El libro de Cayetana es memoria, es diagnóstico, es emplazamiento. En él nos aparecen no sus venganzas, sino el costillar abierto y sangrante de la política y de la sociedad española, más algo que anima a querer curarlo. Siempre queda algo afectado eso de escribirte un Quijote para ti mismo, que algo de eso tiene el libro también. Recordé El director, el libro de David Jiménez. La diferencia es que Jiménez no podría haber dirigido ningún periódico, ni aquí ni en ningún mundo posible, pero las ideas de Cayetana sí podrían hacer política y mejor política. “Lo moral es lo eficaz”. “Decir en público lo que se dice en privado”. Cosas así, que cambian las vidas de la gente más que una ley de aguas o de envases.
Yo también diría que no van a echarla del PP. Al menos, no se va a dejar echar. Nadie se viste de rojo Fénix para quemarse en un cenicerito de Génova ni en un juicio de braseritos de viejas de pueblo de Egea. Iba de rojo y de verticalidad de pluma flamígera, y a mí me recordó a la pluma de Cyrano, que abre y cierra el libro. La pluma que no rendirá, que ya está afilando o bruñendo otra vez, antipática, naif, pija, ilustrada, inspiradora.

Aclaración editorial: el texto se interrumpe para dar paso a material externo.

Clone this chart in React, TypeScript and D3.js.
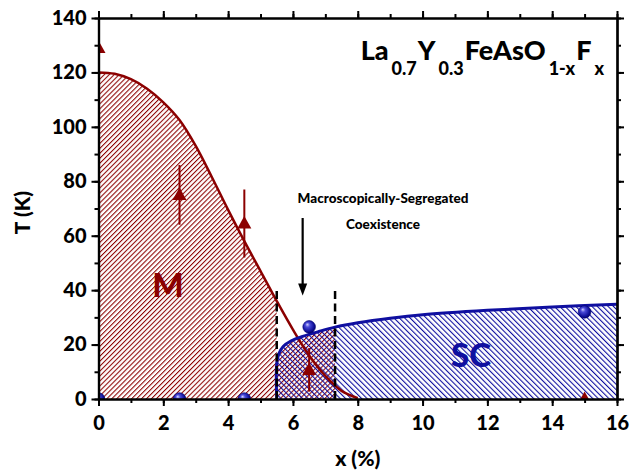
import React, { useEffect, useRef } from 'react';
import * as d3 from 'd3';

// magnetic (M) transition line
const mX = [0, 0.5, 1, 1.5, 2, 2.5, 3, 3.5, 4, 4.5, 5, 5.5, 6, 6.5, 7, 7.5, 8];
const mT = [120, 119.5, 117.5, 114, 109, 102.5, 93, 81.5, 69.5, 58, 47, 36, 25.5, 16, 8.5, 3, 0.3];

// superconducting (SC) dome boundary
const scX = [5.5, 5.5, 5.56, 5.7, 5.95, 6.3, 6.8, 7.3, 8, 9, 10, 12, 14, 16];
const scT = [0, 13, 16.5, 19.3, 21.4, 23, 24.8, 26.4, 28, 29.7, 31, 32.6, 33.8, 34.8];

// T_N points (triangles) with error bars
const triX = [0, 2.5, 4.5, 6.5, 15];
const triT = [129, 75, 64.5, 10.7, 0];
const triErr = [0, 11, 12.5, 8, 0];

// Tc points (spheres)
const sphX = [0, 2.5, 4.5, 6.5, 15];
const sphT = [0, 0, 0, 26.5, 32];

// coexistence boundaries and arrow
const coexX = [5.5, 7.3];
const coexTop = 40;
const arrowX = 6.3;
const arrowT = [66.5, 38];

const xTicks = [0, 2, 4, 6, 8, 10, 12, 14, 16];
const yTicks = [0, 20, 40, 60, 80, 100, 120, 140];
const annotation = ['Macroscopically-Segregated', 'Coexistence'];

const RED = '#8b0000';
const BLUE = '#0f0fa0';
const FONT = 'Lato, "Open Sans", sans-serif';
const WEIGHT = 900;

const App = () => {
  const ref = useRef<SVGSVGElement>(null);

  useEffect(() => {
    const width = 632;
    const height = 472;
    const left = 98.5, right = 617, top = 18, bottom = 399;

    const x = d3.scaleLinear().domain([0, 16]).range([left, right]);
    const y = d3.scaleLinear().domain([0, 140]).range([bottom, top]);

    const svg = d3.select(ref.current)
      .attr('width', width)
      .attr('height', height)
      .attr('viewBox', [0, 0, width, height] as any);
    svg.selectAll('*').remove();

    const defs = svg.append('defs');

    const redPat = defs.append('pattern')
      .attr('id', 'hatchM')
      .attr('patternUnits', 'userSpaceOnUse')
      .attr('width', 3.5).attr('height', 3.5)
      .attr('patternTransform', 'rotate(45)');
    redPat.append('rect').attr('width', 1.05).attr('height', 3.5).attr('fill', RED);

    const bluePat = defs.append('pattern')
      .attr('id', 'hatchSC')
      .attr('patternUnits', 'userSpaceOnUse')
      .attr('width', 3.8).attr('height', 3.8)
      .attr('patternTransform', 'rotate(-45)');
    bluePat.append('rect').attr('width', 1.1).attr('height', 3.8).attr('fill', BLUE);

    const grad = defs.append('radialGradient')
      .attr('id', 'sphere')
      .attr('cx', 0.45).attr('cy', 0.45).attr('r', 0.6)
      .attr('fx', 0.35).attr('fy', 0.3);
    grad.append('stop').attr('offset', 0).attr('stop-color', '#d0d0ff');
    grad.append('stop').attr('offset', 0.3).attr('stop-color', '#4a4ad8');
    grad.append('stop').attr('offset', 0.75).attr('stop-color', '#10109a');
    grad.append('stop').attr('offset', 1).attr('stop-color', '#000060');

    defs.append('clipPath').attr('id', 'plot')
      .append('rect')
      .attr('x', x(0)).attr('y', y(140))
      .attr('width', x(16) - x(0)).attr('height', y(0) - y(140));
    defs.append('clipPath').attr('id', 'leftM')
      .append('rect')
      .attr('x', x(0)).attr('y', y(140))
      .attr('width', x(coexX[0]) - x(0)).attr('height', y(0) - y(140));
    defs.append('clipPath').attr('id', 'coex')
      .append('rect')
      .attr('x', x(coexX[0])).attr('y', y(140))
      .attr('width', x(coexX[1]) - x(coexX[0])).attr('height', y(0) - y(140));

    const mData = mX.map((v, i) => [v, mT[i]]);
    const scData = scX.map((v, i) => [v, scT[i]]);
    const curve = d3.curveCatmullRom.alpha(0.5);

    const area = d3.area<number[]>()
      .x((d) => x(d[0]))
      .y0(y(0))
      .y1((d) => y(d[1]))
      .curve(curve);
    const line = d3.line<number[]>()
      .x((d) => x(d[0]))
      .y((d) => y(d[1]))
      .curve(curve);

    // hatched regions
    svg.append('path').attr('d', area(mData)).attr('fill', 'url(#hatchM)')
      .attr('clip-path', 'url(#leftM)');
    svg.append('path').attr('d', area(scData)).attr('fill', 'url(#hatchM)')
      .attr('clip-path', 'url(#coex)');
    svg.append('path').attr('d', area(scData)).attr('fill', 'url(#hatchSC)');

    // boundary lines
    svg.append('path').attr('d', line(mData)).attr('fill', 'none')
      .attr('stroke', RED).attr('stroke-width', 2.5);
    svg.append('path').attr('d', line(scData)).attr('fill', 'none')
      .attr('stroke', BLUE).attr('stroke-width', 3);

    // dashed coexistence limits
    svg.selectAll('line.coex')
      .data(coexX)
      .join('line')
      .attr('class', 'coex')
      .attr('x1', (d) => x(d)).attr('x2', (d) => x(d))
      .attr('y1', y(0)).attr('y2', y(coexTop))
      .attr('stroke', '#000').attr('stroke-width', 2.5)
      .attr('stroke-dasharray', '8,4.5');

    // markers
    const marks = svg.append('g').attr('clip-path', 'url(#plot)');
    marks.selectAll('line.err')
      .data(triX.map((v, i) => i).filter((i) => triErr[i] > 0))
      .join('line')
      .attr('class', 'err')
      .attr('x1', (i) => x(triX[i])).attr('x2', (i) => x(triX[i]))
      .attr('y1', (i) => y(triT[i] - triErr[i]))
      .attr('y2', (i) => y(triT[i] + triErr[i]))
      .attr('stroke', RED).attr('stroke-width', 2);
    marks.selectAll('path.tri')
      .data(triX.map((v, i) => [v, triT[i]]))
      .join('path')
      .attr('class', 'tri')
      .attr('d', 'M0,-7.5L7,5L-7,5Z')
      .attr('transform', (d) => `translate(${x(d[0])},${y(d[1])})`)
      .attr('fill', RED);
    marks.selectAll('circle.sph')
      .data(sphX.map((v, i) => [v, sphT[i]]))
      .join('circle')
      .attr('class', 'sph')
      .attr('cx', (d) => x(d[0])).attr('cy', (d) => y(d[1]))
      .attr('r', 6.3)
      .attr('fill', 'url(#sphere)')
      .attr('stroke', '#000070').attr('stroke-width', 0.6);

    // axes
    const axes = svg.append('g').attr('font-family', FONT);
    const minorX = d3.range(0, 17, 1);
    const minorY = d3.range(0, 141, 10);
    const styleAxis = (g: any) => {
      g.select('.domain').attr('stroke-width', 2.2);
      g.selectAll('.tick line').attr('stroke-width', 2);
      g.selectAll('.tick text')
        .attr('font-family', FONT).attr('font-weight', WEIGHT)
        .attr('font-size', 20).attr('fill', '#000');
    };
    axes.append('g').attr('transform', `translate(0,${y(0)})`)
      .call(d3.axisBottom(x).tickValues(minorX).tickSize(4).tickSizeOuter(0).tickFormat(() => ''))
      .call(styleAxis);
    axes.append('g').attr('transform', `translate(0,${y(0)})`)
      .call(d3.axisBottom(x).tickValues(xTicks).tickSize(7).tickSizeOuter(0).tickPadding(10).tickFormat(d3.format('d')))
      .call(styleAxis);
    axes.append('g').attr('transform', `translate(0,${y(140)})`)
      .call(d3.axisTop(x).tickValues(minorX).tickSize(4).tickSizeOuter(0).tickFormat(() => ''))
      .call(styleAxis);
    axes.append('g').attr('transform', `translate(0,${y(140)})`)
      .call(d3.axisTop(x).tickValues(xTicks).tickSize(7).tickSizeOuter(0).tickFormat(() => ''))
      .call(styleAxis);
    axes.append('g').attr('transform', `translate(${x(0)},0)`)
      .call(d3.axisLeft(y).tickValues(minorY).tickSize(4).tickSizeOuter(0).tickFormat(() => ''))
      .call(styleAxis);
    axes.append('g').attr('transform', `translate(${x(0)},0)`)
      .call(d3.axisLeft(y).tickValues(yTicks).tickSize(7).tickSizeOuter(0).tickPadding(5).tickFormat(d3.format('d')))
      .call(styleAxis);
    axes.append('g').attr('transform', `translate(${x(16)},0)`)
      .call(d3.axisRight(y).tickValues(minorY).tickSize(4).tickSizeOuter(0).tickFormat(() => ''))
      .call(styleAxis);
    axes.append('g').attr('transform', `translate(${x(16)},0)`)
      .call(d3.axisRight(y).tickValues(yTicks).tickSize(7).tickSizeOuter(0).tickFormat(() => ''))
      .call(styleAxis);

    // axis titles
    svg.append('text')
      .attr('x', (left + right) / 2).attr('y', 466)
      .attr('text-anchor', 'middle')
      .attr('font-family', FONT).attr('font-weight', WEIGHT).attr('font-size', 21)
      .text('x (%)');
    svg.append('text')
      .attr('transform', `translate(30,${(top + bottom) / 2 + 4}) rotate(-90)`)
      .attr('text-anchor', 'middle')
      .attr('font-family', FONT).attr('font-weight', WEIGHT).attr('font-size', 21)
      .text('T (K)');

    // region labels
    svg.append('text')
      .attr('x', 168).attr('y', 297)
      .attr('text-anchor', 'middle')
      .attr('font-family', FONT).attr('font-weight', WEIGHT).attr('font-size', 33)
      .attr('fill', RED)
      .text('M');
    svg.append('text')
      .attr('x', 471).attr('y', 367)
      .attr('text-anchor', 'middle')
      .attr('font-family', FONT).attr('font-weight', WEIGHT).attr('font-size', 33)
      .attr('fill', BLUE)
      .text('SC');

    // annotation + arrow
    svg.selectAll('text.ann')
      .data(annotation)
      .join('text')
      .attr('class', 'ann')
      .attr('x', 383)
      .attr('y', (d, i) => 203 + i * 26)
      .attr('text-anchor', 'middle')
      .attr('font-family', FONT).attr('font-weight', WEIGHT).attr('font-size', 13.5)
      .text((d) => d);
    svg.append('line')
      .attr('x1', x(arrowX)).attr('x2', x(arrowX))
      .attr('y1', y(arrowT[0])).attr('y2', y(arrowT[1]) - 10)
      .attr('stroke', '#000').attr('stroke-width', 2.2);
    svg.append('path')
      .attr('d', `M${x(arrowX) - 4.5},${y(arrowT[1]) - 12}L${x(arrowX) + 4.5},${y(arrowT[1]) - 12}L${x(arrowX)},${y(arrowT[1])}Z`)
      .attr('fill', '#000');

    // compound formula
    const title = svg.append('text')
      .attr('x', 603).attr('y', 60)
      .attr('text-anchor', 'end')
      .attr('font-family', FONT).attr('font-weight', WEIGHT).attr('font-size', 27);
    const parts: [string, boolean][] = [
      ['La', false], ['0.7', true], ['Y', false], ['0.3', true],
      ['FeAsO', false], ['1-x', true], ['F', false], ['x', true],
    ];
    parts.forEach(([s, sub], i) => {
      const prevSub = i > 0 && parts[i - 1][1];
      title.append('tspan')
        .attr('dy', sub ? 15 : prevSub ? -15 : 0)
        .attr('dx', sub ? 3 : 1)
        .attr('font-size', sub ? 18 : 27)
        .text(s);
    });
  }, []);

  return (
    <div style={{ position: 'absolute', left: 0, top: 0 }}>
      <svg ref={ref} style={{ display: 'block', background: '#fff' }}></svg>
    </div>
  );
};

export default App;
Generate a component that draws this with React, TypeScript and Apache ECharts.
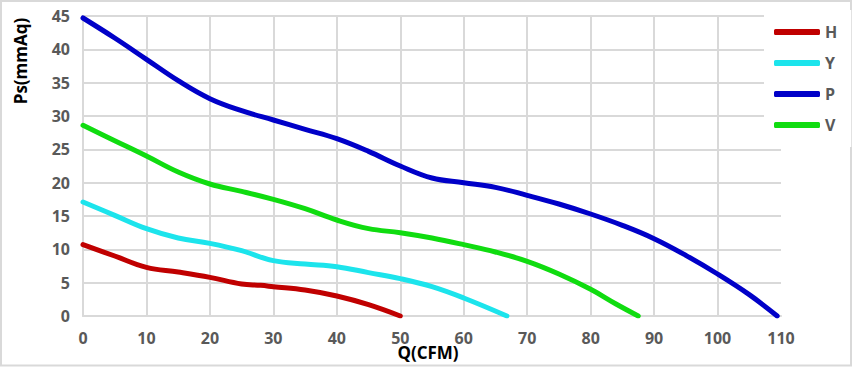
import React, { useEffect, useRef } from "react";
import * as echarts from "echarts";

const seriesNames = ["H", "Y", "P", "V"];
const seriesColors = ["#C00000", "#1CE4EC", "#0000C8", "#10DC10"];

const dataH: [number, number][] = [
  [0, 10.7], [5, 9.0], [10, 7.3], [15, 6.6], [20, 5.8], [25, 4.8], [28, 4.6],
  [30, 4.4], [35, 3.9], [40, 3.0], [45, 1.7], [50, 0],
];
const dataY: [number, number][] = [
  [0, 17.1], [5, 15.1], [10, 13.1], [15, 11.7], [20, 10.9], [25, 9.8], [30, 8.3],
  [35, 7.8], [40, 7.4], [45, 6.5], [50, 5.6], [55, 4.4], [60, 2.7], [66.8, 0],
];
const dataP: [number, number][] = [
  [0, 44.7], [5, 41.7], [10, 38.5], [15, 35.3], [20, 32.6], [25, 30.8], [30, 29.4],
  [35, 28.0], [40, 26.6], [45, 24.7], [50, 22.5], [55, 20.7], [60, 20.0], [65, 19.3],
  [70, 18.1], [75, 16.8], [80, 15.3], [85, 13.6], [90, 11.6], [95, 9.1], [100, 6.3],
  [105, 3.2], [109.4, 0],
];
const dataV: [number, number][] = [
  [0, 28.6], [5, 26.3], [10, 24.0], [15, 21.6], [20, 19.8], [25, 18.7], [30, 17.5],
  [35, 16.1], [40, 14.4], [45, 13.1], [50, 12.5], [55, 11.7], [60, 10.7], [65, 9.6],
  [70, 8.2], [75, 6.3], [80, 4.0], [84, 1.8], [87.5, 0],
];
const allData = [dataH, dataY, dataP, dataV];

const xTitle = "Q(CFM)";
const yTitle = "Ps(mmAq)";

const FONT = "'Open Sans', 'Noto Sans', sans-serif";

export default function App() {
  const ref = useRef<HTMLDivElement>(null);
  useEffect(() => {
    if (!ref.current) return;
    const chart = echarts.init(ref.current, undefined, { renderer: "svg" });
    chart.setOption({
      animation: false,
      backgroundColor: "#ffffff",
      grid: { left: 83, right: 72, top: 16, bottom: 53 },
      legend: {
        orient: "vertical",
        left: 764,
        top: 10,
        padding: [14, 14, 14, 10],
        backgroundColor: "#ffffff",
        itemWidth: 46,
        itemHeight: 6,
        itemGap: 15,
        icon: "roundRect",
        data: seriesNames,
        textStyle: { fontFamily: FONT, fontWeight: "bold", fontSize: 16, color: "#595959" },
      },
      xAxis: {
        type: "value",
        min: 0,
        max: 110,
        interval: 10,
        axisLine: { show: true, lineStyle: { color: "#d9d9d9", width: 2 } },
        axisTick: { show: false },
        axisLabel: { margin: 14, fontFamily: FONT, fontWeight: "bold", fontSize: 16, color: "#595959" },
        splitLine: { show: true, showMaxLine: false, lineStyle: { color: "#d9d9d9", width: 2 } },
      },
      yAxis: {
        type: "value",
        min: 0,
        max: 45,
        interval: 5,
        axisLine: { show: true, lineStyle: { color: "#d9d9d9", width: 2 } },
        axisTick: { show: false },
        axisLabel: { margin: 13, fontFamily: FONT, fontWeight: "bold", fontSize: 16, color: "#595959" },
        splitLine: { show: true, lineStyle: { color: "#d9d9d9", width: 2 } },
      },
      series: seriesNames.map((name, i) => ({
        name,
        type: "line",
        data: allData[i],
        smooth: 0.4,
        showSymbol: false,
        symbol: "none",
        color: seriesColors[i],
        lineStyle: { width: 5, color: seriesColors[i], cap: "round" },
        z: 3,
      })),
      graphic: [
        {
          type: "rect",
          shape: { x: 1, y: 1, width: 850, height: 364.5 },
          style: { fill: "none", stroke: "#d9d9d9", lineWidth: 2 },
          silent: true,
        },
        {
          type: "text",
          x: 20,
          y: 61,
          rotation: Math.PI / 2,
          style: {
            text: yTitle,
            textAlign: "center",
            textVerticalAlign: "middle",
            fontFamily: FONT,
            fontWeight: "bold",
            fontSize: 17,
            fill: "#000000",
          },
        },
        {
          type: "text",
          x: 428,
          y: 352,
          style: {
            text: xTitle,
            textAlign: "center",
            textVerticalAlign: "middle",
            fontFamily: FONT,
            fontWeight: "bold",
            fontSize: 17,
            fill: "#000000",
          },
        },
      ],
    });
    return () => chart.dispose();
  }, []);
  return (
    <div
      ref={ref}
      style={{ position: "fixed", left: 0, top: 0, width: 853, height: 369 }}
    />
  );
}
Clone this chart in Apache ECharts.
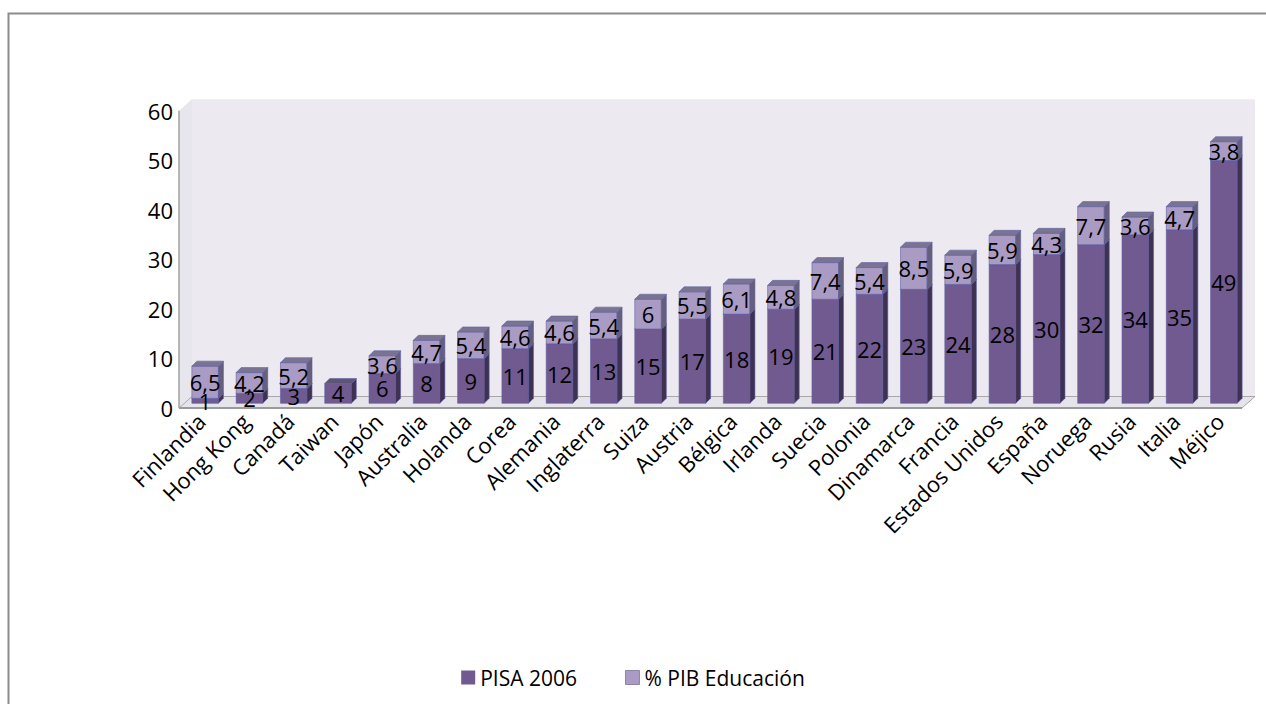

Cayetana, vestida de rojo Fénix, de pluma flamígera, de diablesa del hombro izquierdo (o derecho), lo dijo ya al final, como si aquel teatro oscuro y encopado se mereciera el clímax del Don Giovanni de Mozart: “No me van a echar del partido”. Nadie se presenta así, de sirena de fuego, de cigarrera de gala, de pájaro de Stravinski, para anunciar su rendición ni su muerte política. Algunos piensan que este libro es un ajuste de cuentas, pero eso se hace cuando uno ya está muerto o se va a morir o se va a meter a monje radiofónico, a reliquia. Un libro así, escrito bien vivo y tras el que quedas viva y fuerte, como una dominatrix de rojo, eso es otra cosa. Eso es un manifiesto.